Provide nothing beyond the count of lines that include the string "draw".

# Start of COLLECTED DATA

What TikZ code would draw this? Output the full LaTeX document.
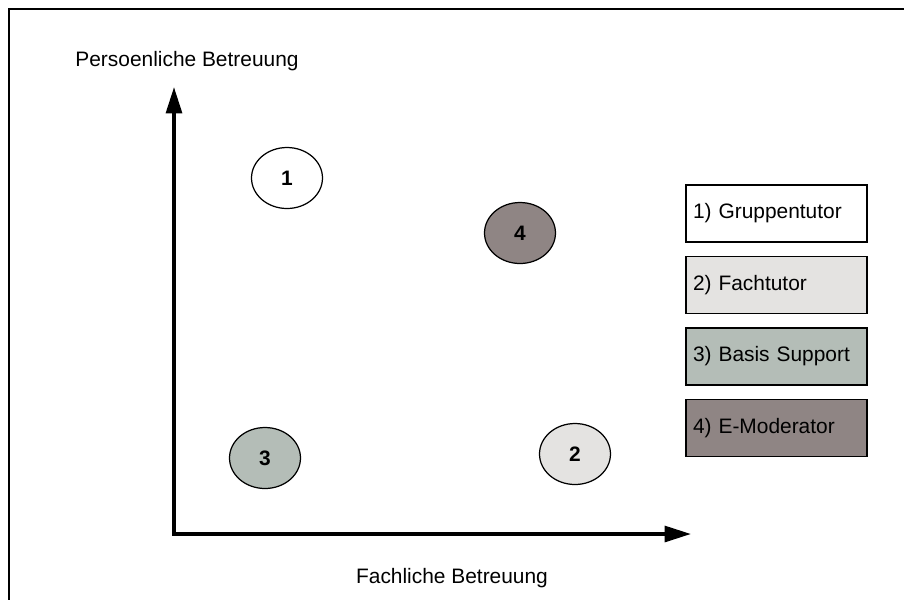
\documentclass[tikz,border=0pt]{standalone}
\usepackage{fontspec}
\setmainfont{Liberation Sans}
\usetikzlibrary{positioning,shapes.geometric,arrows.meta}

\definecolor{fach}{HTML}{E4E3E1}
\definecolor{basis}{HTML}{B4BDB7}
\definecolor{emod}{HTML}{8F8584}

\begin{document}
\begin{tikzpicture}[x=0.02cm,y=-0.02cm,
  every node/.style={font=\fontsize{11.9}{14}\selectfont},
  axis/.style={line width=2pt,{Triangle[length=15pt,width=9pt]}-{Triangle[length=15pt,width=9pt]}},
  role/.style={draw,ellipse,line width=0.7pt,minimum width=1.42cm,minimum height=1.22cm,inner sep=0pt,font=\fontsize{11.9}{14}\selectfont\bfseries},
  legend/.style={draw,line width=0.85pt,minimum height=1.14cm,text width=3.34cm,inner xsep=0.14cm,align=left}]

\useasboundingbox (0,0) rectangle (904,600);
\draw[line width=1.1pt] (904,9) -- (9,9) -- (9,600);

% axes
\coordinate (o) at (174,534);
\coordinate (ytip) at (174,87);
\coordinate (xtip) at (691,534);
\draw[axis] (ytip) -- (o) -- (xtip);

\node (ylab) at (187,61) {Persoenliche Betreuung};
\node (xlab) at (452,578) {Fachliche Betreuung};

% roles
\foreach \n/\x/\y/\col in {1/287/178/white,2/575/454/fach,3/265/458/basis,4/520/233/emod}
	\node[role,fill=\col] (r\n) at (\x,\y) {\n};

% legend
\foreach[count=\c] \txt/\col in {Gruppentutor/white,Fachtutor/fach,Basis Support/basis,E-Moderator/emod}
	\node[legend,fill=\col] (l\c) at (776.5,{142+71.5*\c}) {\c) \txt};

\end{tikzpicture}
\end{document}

# End of COLLECTED DATA

-- SOLUTION TO THIS TASK --
5